■ RAW DATA
───

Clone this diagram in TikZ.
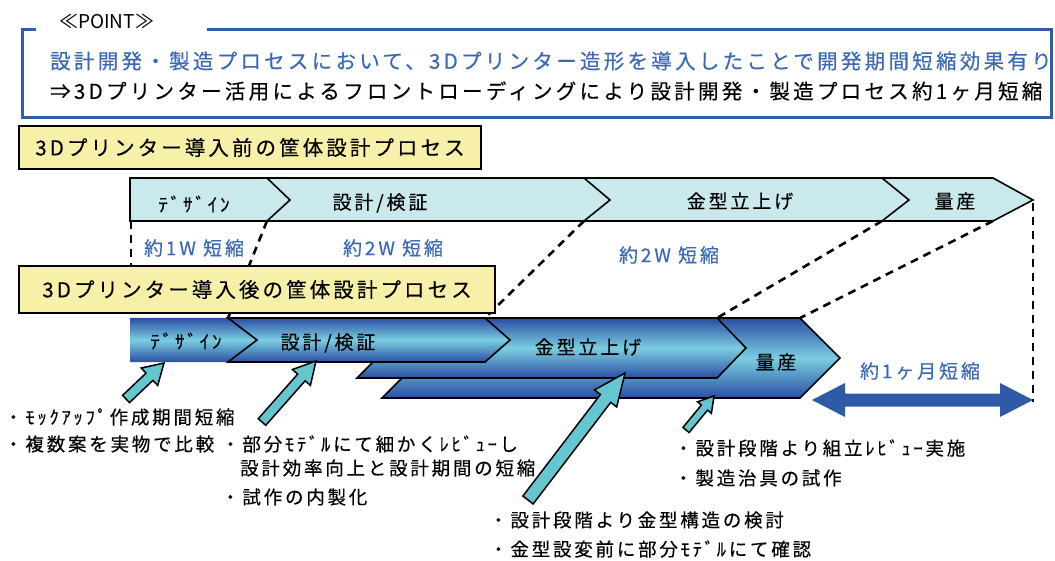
\documentclass[tikz,border=0pt]{standalone}
\usepackage{fontspec}
\setmainfont{Noto Sans CJK JP}
\newfontfamily\jpw[LetterSpace=15,FakeBold=0.3]{Noto Sans CJK JP}
\newfontfamily\jpt[LetterSpace=16,FakeBold=0.3]{Noto Sans CJK JP}
\usetikzlibrary{calc}
\definecolor{frameblue}{RGB}{47,93,168}
\definecolor{txtblue}{RGB}{58,104,181}
\definecolor{ylw}{RGB}{246,240,168}
\definecolor{topfill}{RGB}{201,233,236}
\definecolor{barD}{RGB}{44,78,163}
\definecolor{barL}{RGB}{122,206,224}
\definecolor{arrcyan}{RGB}{102,198,208}
\definecolor{dblue}{RGB}{46,90,168}
\newcommand\blockarr[5]{%
  \coordinate (ba-p) at ($(#2)!#5!(#1)$);
  \filldraw[arrowst] ($(#1)!#3!90:(#2)$) -- ($(ba-p)!#3!90:(#2)$) -- ($(ba-p)!#4!90:(#2)$) -- (#2)
    -- ($(ba-p)!#4!-90:(#2)$) -- ($(ba-p)!#3!-90:(#2)$) -- ($(#1)!#3!-90:(#2)$) -- cycle;}
\begin{document}
\begin{tikzpicture}[x=1pt,y=-1pt,
  frame/.style={draw=frameblue,line width=3pt},
  bigtxt/.style={font=\jpt\fontsize{20.5}{24}\selectfont,inner sep=0pt},
  lbl/.style={font=\jpw\fontsize{19}{22}\selectfont,inner sep=0pt},
  note/.style={font=\jpw\fontsize{18.5}{22}\selectfont,inner sep=0pt,anchor=west},
  bluetxt/.style={font=\jpw\fontsize{19}{22}\selectfont,inner sep=0pt,text=txtblue},
  ybox/.style={draw=black,line width=2pt,fill=ylw,inner sep=0pt,anchor=north west,font=\jpw\fontsize{20.5}{24}\selectfont},
  topbar/.style={draw=black,line width=1.6pt,fill=topfill,line join=miter},
  chev/.style={draw=black,line width=1.6pt,top color=barD,bottom color=barD,middle color=barL},
  dsh/.style={line width=2.6pt,dash pattern=on 8pt off 6pt},
  arrowst/.style={draw=black,line width=1.5pt,fill=arrcyan,line join=miter},
]
\useasboundingbox (0,0) rectangle (1055,561);

% POINT frame
\draw[frame] (36,30) -- (22,30) -- (22,118) -- (1051,118) -- (1051,30) -- (207,30);
\node[font=\fontsize{19}{22}\selectfont,inner sep=0pt,anchor=west] (pt) at (59,21) {≪POINT≫};
\node[bigtxt,text=txtblue,anchor=west] (l1) at (50,61) {設計開発・製造プロセスにおいて、3Dプリンター造形を導入したことで開発期間短縮効果有り};
\node[bigtxt,anchor=west] (l2) at (50,91) {⇒3Dプリンター活用によるフロントローディングにより設計開発・製造プロセス約1ヶ月短縮};

% yellow box 1
\node[ybox,minimum width=462,minimum height=43] (yb1) at (18,125) {3Dプリンター導入前の筐体設計プロセス};

% top bar
\draw[topbar] (130,178) -- (993,178) -- (1033,200) -- (993,221) -- (130,221) -- cycle;
\draw[topbar,fill=none] (267,178) -- (290,200) -- (267,221);
\draw[topbar,fill=none] (584,178) -- (610,200) -- (584,221);
\draw[topbar,fill=none] (882,178) -- (909,200) -- (882,221);
\node[lbl] (t1) at (194,204) {ﾃﾞｻﾞｲﾝ};
\node[lbl] (t2) at (380,203) {設計/検証};
\node[lbl] (t3) at (740,201) {金型立上げ};
\node[lbl] (t4) at (955,201) {量産};

\coordinate (a0) at (131,221);
\coordinate (a1) at (267,221);
\coordinate (a2) at (584,221);
\coordinate (a3) at (882,221);
\coordinate (a4) at (993,221);
\coordinate (a5) at (1033,203);
\coordinate (b0) at (131,318);
\coordinate (b1) at (228,318);
\coordinate (b2) at (485,318);
\coordinate (b3) at (717,318);
\coordinate (b4) at (800,318);
\coordinate (b5) at (1033,402);

% dashed connectors
\draw[dsh] (a0) -- (b0);
\draw[dsh] (a1) -- (b1);
\draw[dsh] (a2) -- (b2);
\draw[dsh] (a3) -- (b3);
\draw[dsh] (a4) -- (b4);
\draw[dsh] (a5) -- (b5);

\node[bluetxt] (s1) at (194,248) {約1W 短縮};
\node[bluetxt] (s2) at (393,248) {約2W 短縮};
\node[bluetxt] (s3) at (669,255) {約2W 短縮};

% yellow box 2
\node[ybox,minimum width=476,minimum height=47] (yb2) at (18,265) {3Dプリンター導入後の筐体設計プロセス};

% lower bar
\path[chev] (382,318) -- (800,318) -- (840,358) -- (800,398) -- (382,398) -- (422,358) -- cycle;
\path[chev] (357,318) -- (717,318) -- (746,348) -- (717,378) -- (357,378) -- (387,348) -- cycle;
\shade[top color=barD,bottom color=barD,middle color=barL] (130,318) -- (228,318) -- (257,340) -- (228,362) -- (130,362) -- cycle;
\path[chev] (228,318) -- (485,318) -- (510,340) -- (485,362) -- (228,362) -- (257,340) -- cycle;
\node[lbl] (u1) at (186,341) {ﾃﾞｻﾞｲﾝ};
\node[lbl] (u2) at (328,343) {設計/検証};
\node[lbl] (u3) at (588,347) {金型立上げ};
\node[lbl] (u4) at (776,362) {量産};

% double arrow
\coordinate (dl) at (812,400);
\coordinate (dr) at (1033,400);
\fill[dblue] (dl) -- ($(dl)+(33,-17)$) -- ($(dl)+(33,-6.5)$) -- ($(dr)+(-33,-6.5)$) -- ($(dr)+(-33,-17)$) -- (dr)
  -- ($(dr)+(-33,17)$) -- ($(dr)+(-33,6.5)$) -- ($(dl)+(33,6.5)$) -- ($(dl)+(33,17)$) -- cycle;
\node[bluetxt] (m1) at (920,371) {約1ヶ月短縮};

% cyan arrows
\coordinate (c1t) at (126,399);
\coordinate (c1h) at (164,363);
\coordinate (c2t) at (262,422);
\coordinate (c2h) at (316,361);
\coordinate (c3t) at (528,500);
\coordinate (c3h) at (625,373);
\coordinate (c4t) at (686,430);
\coordinate (c4h) at (714,396);
\blockarr{c1t}{c1h}{5pt}{12pt}{20pt}
\blockarr{c2t}{c2h}{5pt}{12pt}{22pt}
\blockarr{c3t}{c3h}{6.5pt}{14pt}{32pt}
\blockarr{c4t}{c4h}{4pt}{9pt}{15pt}

% notes
\node[note] (n1) at (4,417) {・ﾓｯｸｱｯﾌﾟ作成期間短縮};
\node[note] (n2) at (4,444) {・複数案を実物で比較};
\node[note] (n3) at (221,444) {・部分ﾓﾃﾞﾙにて細かくﾚﾋﾞｭｰし};
\node[note] (n4) at (240,468) {設計効率向上と設計期間の短縮};
\node[note] (n5) at (221,497) {・試作の内製化};
\node[note] (n6) at (674,448) {・設計段階より組立ﾚﾋﾞｭｰ実施};
\node[note] (n7) at (674,478) {・製造治具の試作};
\node[note] (n8) at (489,520) {・設計段階より金型構造の検討};
\node[note] (n9) at (489,549) {・金型設変前に部分ﾓﾃﾞﾙにて確認};
\end{tikzpicture}
\end{document}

───

Write out, word for word, the lines from the start of the data through the one holding "(0,0) rectangle (1055,561);". Omit pictures.

■ SOLUTION
Clone this diagram in TikZ.
\documentclass[tikz,border=0pt]{standalone}
\usepackage{fontspec}
\setmainfont{Noto Sans CJK JP}
\newfontfamily\jpw[LetterSpace=15,FakeBold=0.3]{Noto Sans CJK JP}
\newfontfamily\jpt[LetterSpace=16,FakeBold=0.3]{Noto Sans CJK JP}
\usetikzlibrary{calc}
\definecolor{frameblue}{RGB}{47,93,168}
\definecolor{txtblue}{RGB}{58,104,181}
\definecolor{ylw}{RGB}{246,240,168}
\definecolor{topfill}{RGB}{201,233,236}
\definecolor{barD}{RGB}{44,78,163}
\definecolor{barL}{RGB}{122,206,224}
\definecolor{arrcyan}{RGB}{102,198,208}
\definecolor{dblue}{RGB}{46,90,168}
\newcommand\blockarr[5]{%
  \coordinate (ba-p) at ($(#2)!#5!(#1)$);
  \filldraw[arrowst] ($(#1)!#3!90:(#2)$) -- ($(ba-p)!#3!90:(#2)$) -- ($(ba-p)!#4!90:(#2)$) -- (#2)
    -- ($(ba-p)!#4!-90:(#2)$) -- ($(ba-p)!#3!-90:(#2)$) -- ($(#1)!#3!-90:(#2)$) -- cycle;}
\begin{document}
\begin{tikzpicture}[x=1pt,y=-1pt,
  frame/.style={draw=frameblue,line width=3pt},
  bigtxt/.style={font=\jpt\fontsize{20.5}{24}\selectfont,inner sep=0pt},
  lbl/.style={font=\jpw\fontsize{19}{22}\selectfont,inner sep=0pt},
  note/.style={font=\jpw\fontsize{18.5}{22}\selectfont,inner sep=0pt,anchor=west},
  bluetxt/.style={font=\jpw\fontsize{19}{22}\selectfont,inner sep=0pt,text=txtblue},
  ybox/.style={draw=black,line width=2pt,fill=ylw,inner sep=0pt,anchor=north west,font=\jpw\fontsize{20.5}{24}\selectfont},
  topbar/.style={draw=black,line width=1.6pt,fill=topfill,line join=miter},
  chev/.style={draw=black,line width=1.6pt,top color=barD,bottom color=barD,middle color=barL},
  dsh/.style={line width=2.6pt,dash pattern=on 8pt off 6pt},
  arrowst/.style={draw=black,line width=1.5pt,fill=arrcyan,line join=miter},
]
\useasboundingbox (0,0) rectangle (1055,561);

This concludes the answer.